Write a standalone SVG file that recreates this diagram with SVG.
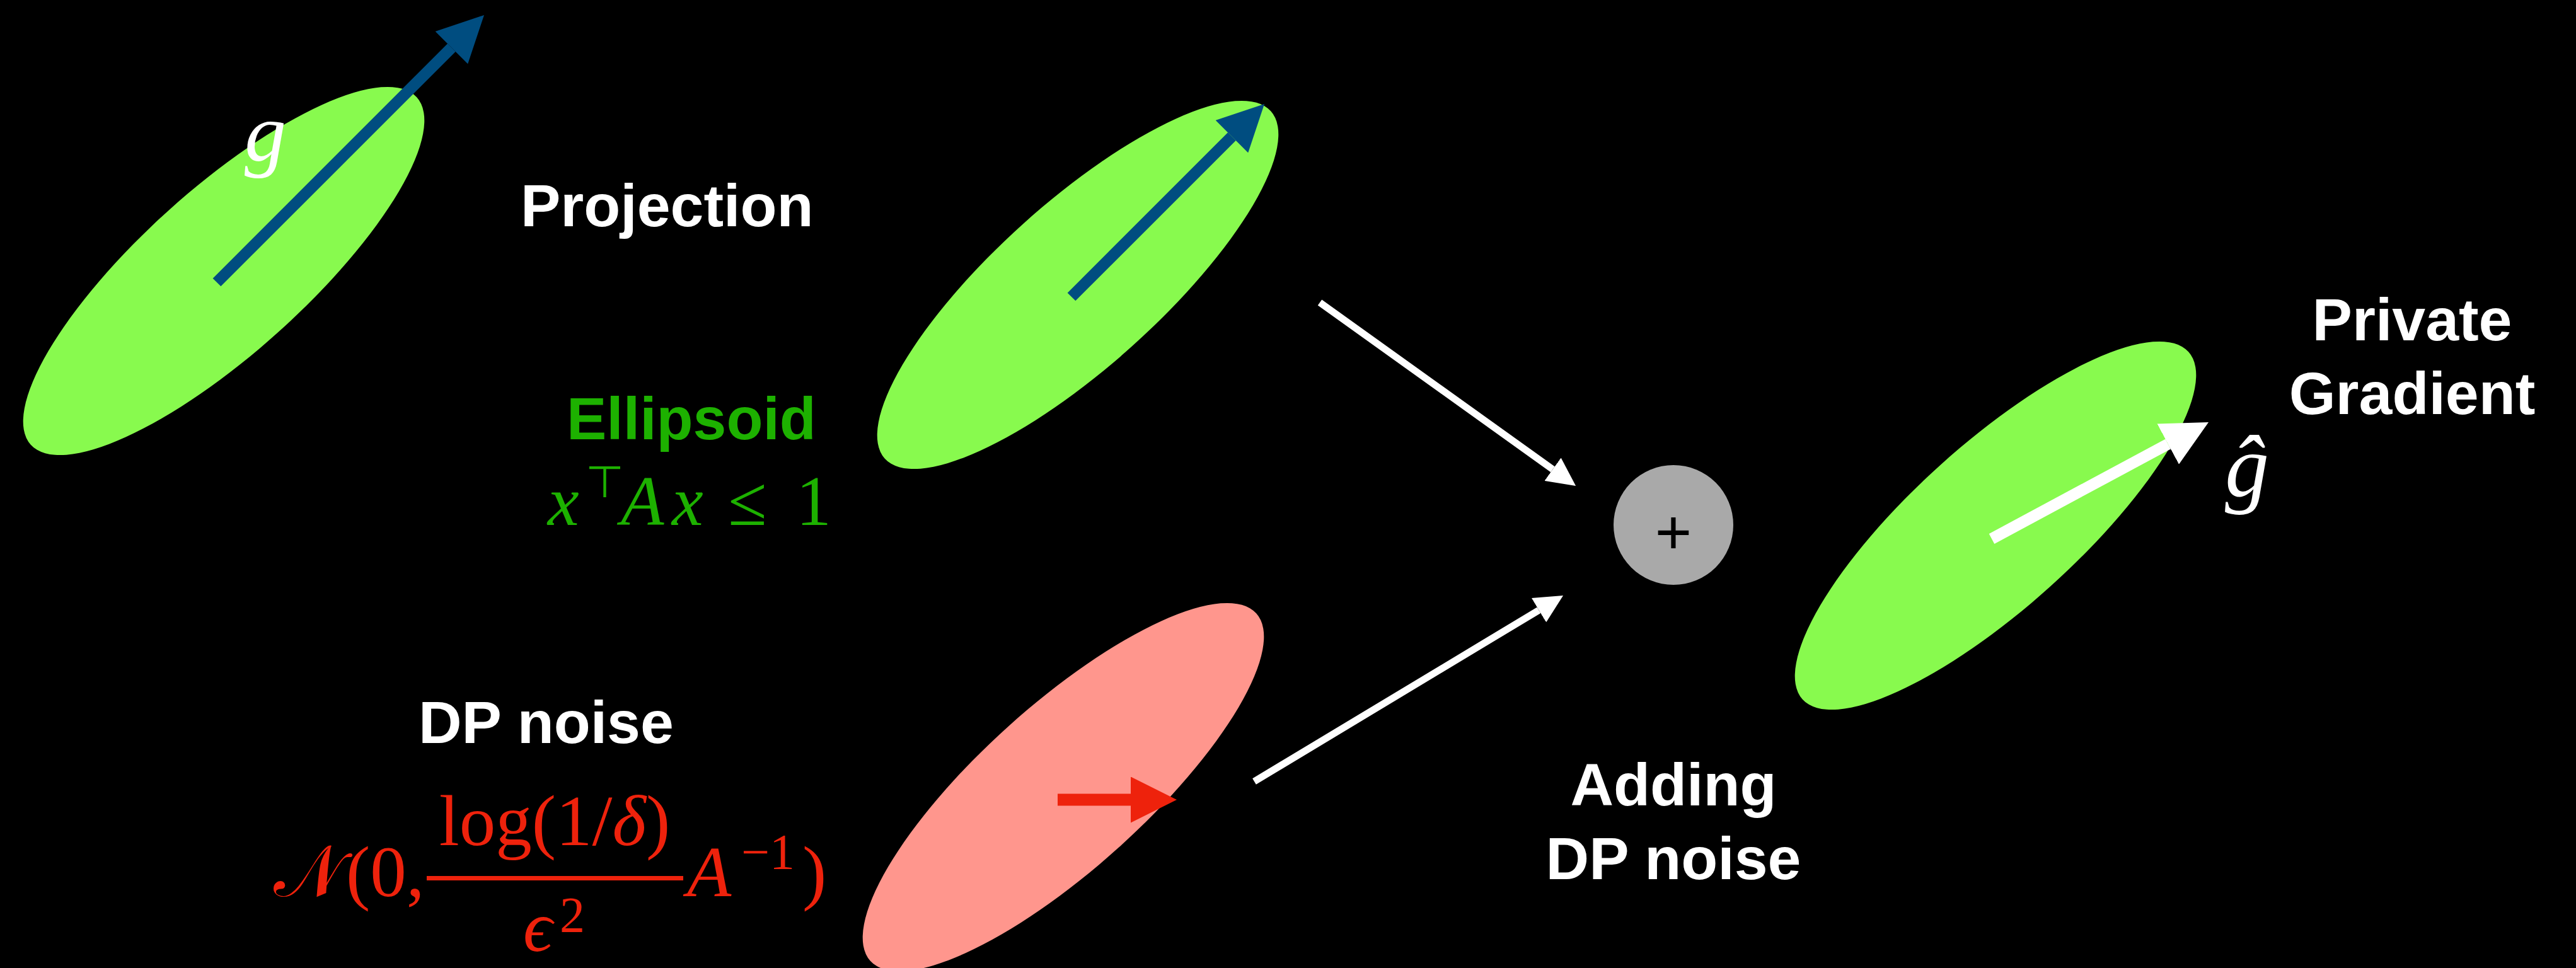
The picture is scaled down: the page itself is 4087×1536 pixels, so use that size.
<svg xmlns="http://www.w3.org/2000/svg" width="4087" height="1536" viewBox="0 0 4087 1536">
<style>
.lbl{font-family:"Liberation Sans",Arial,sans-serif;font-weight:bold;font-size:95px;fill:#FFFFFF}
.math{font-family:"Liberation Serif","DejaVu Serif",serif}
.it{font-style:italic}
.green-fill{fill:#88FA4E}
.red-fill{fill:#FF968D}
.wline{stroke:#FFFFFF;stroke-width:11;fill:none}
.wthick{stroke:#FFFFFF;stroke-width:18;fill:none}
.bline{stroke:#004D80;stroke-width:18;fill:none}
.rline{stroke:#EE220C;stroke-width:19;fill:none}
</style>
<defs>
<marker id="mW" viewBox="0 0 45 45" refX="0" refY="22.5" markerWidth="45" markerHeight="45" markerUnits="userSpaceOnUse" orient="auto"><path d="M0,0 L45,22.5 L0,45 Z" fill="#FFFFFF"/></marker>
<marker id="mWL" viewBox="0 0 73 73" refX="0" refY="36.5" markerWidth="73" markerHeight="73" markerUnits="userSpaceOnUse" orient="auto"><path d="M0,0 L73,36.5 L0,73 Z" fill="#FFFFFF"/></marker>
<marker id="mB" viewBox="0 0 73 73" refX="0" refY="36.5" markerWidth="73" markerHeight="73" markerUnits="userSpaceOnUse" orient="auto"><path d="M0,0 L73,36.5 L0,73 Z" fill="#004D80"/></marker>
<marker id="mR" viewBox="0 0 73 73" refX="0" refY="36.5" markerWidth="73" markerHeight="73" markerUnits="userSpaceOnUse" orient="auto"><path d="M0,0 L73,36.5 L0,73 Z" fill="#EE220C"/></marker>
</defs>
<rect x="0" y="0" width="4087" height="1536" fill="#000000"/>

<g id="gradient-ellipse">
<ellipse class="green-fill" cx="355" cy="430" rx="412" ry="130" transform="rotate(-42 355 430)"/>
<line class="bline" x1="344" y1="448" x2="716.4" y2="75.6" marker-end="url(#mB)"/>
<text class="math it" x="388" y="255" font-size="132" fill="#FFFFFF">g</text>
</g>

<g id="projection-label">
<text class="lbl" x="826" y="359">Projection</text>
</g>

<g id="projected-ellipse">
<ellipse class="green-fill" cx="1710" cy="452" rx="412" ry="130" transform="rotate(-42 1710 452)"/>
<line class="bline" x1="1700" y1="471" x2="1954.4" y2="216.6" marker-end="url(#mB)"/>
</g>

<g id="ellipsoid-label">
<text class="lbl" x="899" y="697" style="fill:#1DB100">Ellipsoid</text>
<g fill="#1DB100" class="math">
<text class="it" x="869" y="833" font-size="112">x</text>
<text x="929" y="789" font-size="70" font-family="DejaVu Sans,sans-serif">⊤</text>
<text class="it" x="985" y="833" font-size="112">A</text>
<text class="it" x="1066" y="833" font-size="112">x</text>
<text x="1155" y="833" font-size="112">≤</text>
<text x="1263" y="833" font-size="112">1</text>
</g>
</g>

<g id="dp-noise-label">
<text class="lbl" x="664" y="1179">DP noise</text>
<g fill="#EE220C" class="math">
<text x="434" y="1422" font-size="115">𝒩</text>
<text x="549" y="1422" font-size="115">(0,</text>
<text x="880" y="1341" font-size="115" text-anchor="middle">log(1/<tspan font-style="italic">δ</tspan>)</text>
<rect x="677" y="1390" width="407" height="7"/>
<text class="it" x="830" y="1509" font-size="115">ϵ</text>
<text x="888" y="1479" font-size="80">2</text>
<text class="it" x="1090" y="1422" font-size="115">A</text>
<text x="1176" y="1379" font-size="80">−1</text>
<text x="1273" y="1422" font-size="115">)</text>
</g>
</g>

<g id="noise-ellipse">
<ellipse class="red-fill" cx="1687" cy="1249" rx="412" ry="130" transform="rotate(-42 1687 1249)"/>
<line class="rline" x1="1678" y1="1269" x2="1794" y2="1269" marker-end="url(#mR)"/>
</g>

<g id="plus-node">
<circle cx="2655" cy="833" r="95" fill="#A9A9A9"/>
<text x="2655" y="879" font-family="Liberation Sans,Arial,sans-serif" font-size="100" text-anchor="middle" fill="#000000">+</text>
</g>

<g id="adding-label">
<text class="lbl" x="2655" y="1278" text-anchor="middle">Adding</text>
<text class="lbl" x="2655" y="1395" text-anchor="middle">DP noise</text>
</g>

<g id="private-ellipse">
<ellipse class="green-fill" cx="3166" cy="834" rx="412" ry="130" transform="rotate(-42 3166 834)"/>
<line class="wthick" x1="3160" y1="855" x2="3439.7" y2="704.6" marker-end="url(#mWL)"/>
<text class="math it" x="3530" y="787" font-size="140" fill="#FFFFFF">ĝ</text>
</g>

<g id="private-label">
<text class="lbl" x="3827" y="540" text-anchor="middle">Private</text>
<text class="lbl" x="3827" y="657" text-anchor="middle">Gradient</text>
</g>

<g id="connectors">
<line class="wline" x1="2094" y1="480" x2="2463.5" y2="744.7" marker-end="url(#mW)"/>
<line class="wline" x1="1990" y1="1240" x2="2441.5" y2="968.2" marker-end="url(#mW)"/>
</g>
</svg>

------------------------------------

Short problem: Your copy of the data should match it exactly, except that pictures are left out.

Problem solution:
Write a standalone SVG file that recreates this diagram with SVG.
The picture is scaled down: the page itself is 4087×1536 pixels, so use that size.
<svg xmlns="http://www.w3.org/2000/svg" width="4087" height="1536" viewBox="0 0 4087 1536">
<style>
.lbl{font-family:"Liberation Sans",Arial,sans-serif;font-weight:bold;font-size:95px;fill:#FFFFFF}
.math{font-family:"Liberation Serif","DejaVu Serif",serif}
.it{font-style:italic}
.green-fill{fill:#88FA4E}
.red-fill{fill:#FF968D}
.wline{stroke:#FFFFFF;stroke-width:11;fill:none}
.wthick{stroke:#FFFFFF;stroke-width:18;fill:none}
.bline{stroke:#004D80;stroke-width:18;fill:none}
.rline{stroke:#EE220C;stroke-width:19;fill:none}
</style>
<defs>
<marker id="mW" viewBox="0 0 45 45" refX="0" refY="22.5" markerWidth="45" markerHeight="45" markerUnits="userSpaceOnUse" orient="auto"><path d="M0,0 L45,22.5 L0,45 Z" fill="#FFFFFF"/></marker>
<marker id="mWL" viewBox="0 0 73 73" refX="0" refY="36.5" markerWidth="73" markerHeight="73" markerUnits="userSpaceOnUse" orient="auto"><path d="M0,0 L73,36.5 L0,73 Z" fill="#FFFFFF"/></marker>
<marker id="mB" viewBox="0 0 73 73" refX="0" refY="36.5" markerWidth="73" markerHeight="73" markerUnits="userSpaceOnUse" orient="auto"><path d="M0,0 L73,36.5 L0,73 Z" fill="#004D80"/></marker>
<marker id="mR" viewBox="0 0 73 73" refX="0" refY="36.5" markerWidth="73" markerHeight="73" markerUnits="userSpaceOnUse" orient="auto"><path d="M0,0 L73,36.5 L0,73 Z" fill="#EE220C"/></marker>
</defs>
<rect x="0" y="0" width="4087" height="1536" fill="#000000"/>

<g id="gradient-ellipse">
<ellipse class="green-fill" cx="355" cy="430" rx="412" ry="130" transform="rotate(-42 355 430)"/>
<line class="bline" x1="344" y1="448" x2="716.4" y2="75.6" marker-end="url(#mB)"/>
<text class="math it" x="388" y="255" font-size="132" fill="#FFFFFF">g</text>
</g>

<g id="projection-label">
<text class="lbl" x="826" y="359">Projection</text>
</g>

<g id="projected-ellipse">
<ellipse class="green-fill" cx="1710" cy="452" rx="412" ry="130" transform="rotate(-42 1710 452)"/>
<line class="bline" x1="1700" y1="471" x2="1954.4" y2="216.6" marker-end="url(#mB)"/>
</g>

<g id="ellipsoid-label">
<text class="lbl" x="899" y="697" style="fill:#1DB100">Ellipsoid</text>
<g fill="#1DB100" class="math">
<text class="it" x="869" y="833" font-size="112">x</text>
<text x="929" y="789" font-size="70" font-family="DejaVu Sans,sans-serif">⊤</text>
<text class="it" x="985" y="833" font-size="112">A</text>
<text class="it" x="1066" y="833" font-size="112">x</text>
<text x="1155" y="833" font-size="112">≤</text>
<text x="1263" y="833" font-size="112">1</text>
</g>
</g>

<g id="dp-noise-label">
<text class="lbl" x="664" y="1179">DP noise</text>
<g fill="#EE220C" class="math">
<text x="434" y="1422" font-size="115">𝒩</text>
<text x="549" y="1422" font-size="115">(0,</text>
<text x="880" y="1341" font-size="115" text-anchor="middle">log(1/<tspan font-style="italic">δ</tspan>)</text>
<rect x="677" y="1390" width="407" height="7"/>
<text class="it" x="830" y="1509" font-size="115">ϵ</text>
<text x="888" y="1479" font-size="80">2</text>
<text class="it" x="1090" y="1422" font-size="115">A</text>
<text x="1176" y="1379" font-size="80">−1</text>
<text x="1273" y="1422" font-size="115">)</text>
</g>
</g>

<g id="noise-ellipse">
<ellipse class="red-fill" cx="1687" cy="1249" rx="412" ry="130" transform="rotate(-42 1687 1249)"/>
<line class="rline" x1="1678" y1="1269" x2="1794" y2="1269" marker-end="url(#mR)"/>
</g>

<g id="plus-node">
<circle cx="2655" cy="833" r="95" fill="#A9A9A9"/>
<text x="2655" y="879" font-family="Liberation Sans,Arial,sans-serif" font-size="100" text-anchor="middle" fill="#000000">+</text>
</g>

<g id="adding-label">
<text class="lbl" x="2655" y="1278" text-anchor="middle">Adding</text>
<text class="lbl" x="2655" y="1395" text-anchor="middle">DP noise</text>
</g>

<g id="private-ellipse">
<ellipse class="green-fill" cx="3166" cy="834" rx="412" ry="130" transform="rotate(-42 3166 834)"/>
<line class="wthick" x1="3160" y1="855" x2="3439.7" y2="704.6" marker-end="url(#mWL)"/>
<text class="math it" x="3530" y="787" font-size="140" fill="#FFFFFF">ĝ</text>
</g>

<g id="private-label">
<text class="lbl" x="3827" y="540" text-anchor="middle">Private</text>
<text class="lbl" x="3827" y="657" text-anchor="middle">Gradient</text>
</g>

<g id="connectors">
<line class="wline" x1="2094" y1="480" x2="2463.5" y2="744.7" marker-end="url(#mW)"/>
<line class="wline" x1="1990" y1="1240" x2="2441.5" y2="968.2" marker-end="url(#mW)"/>
</g>
</svg>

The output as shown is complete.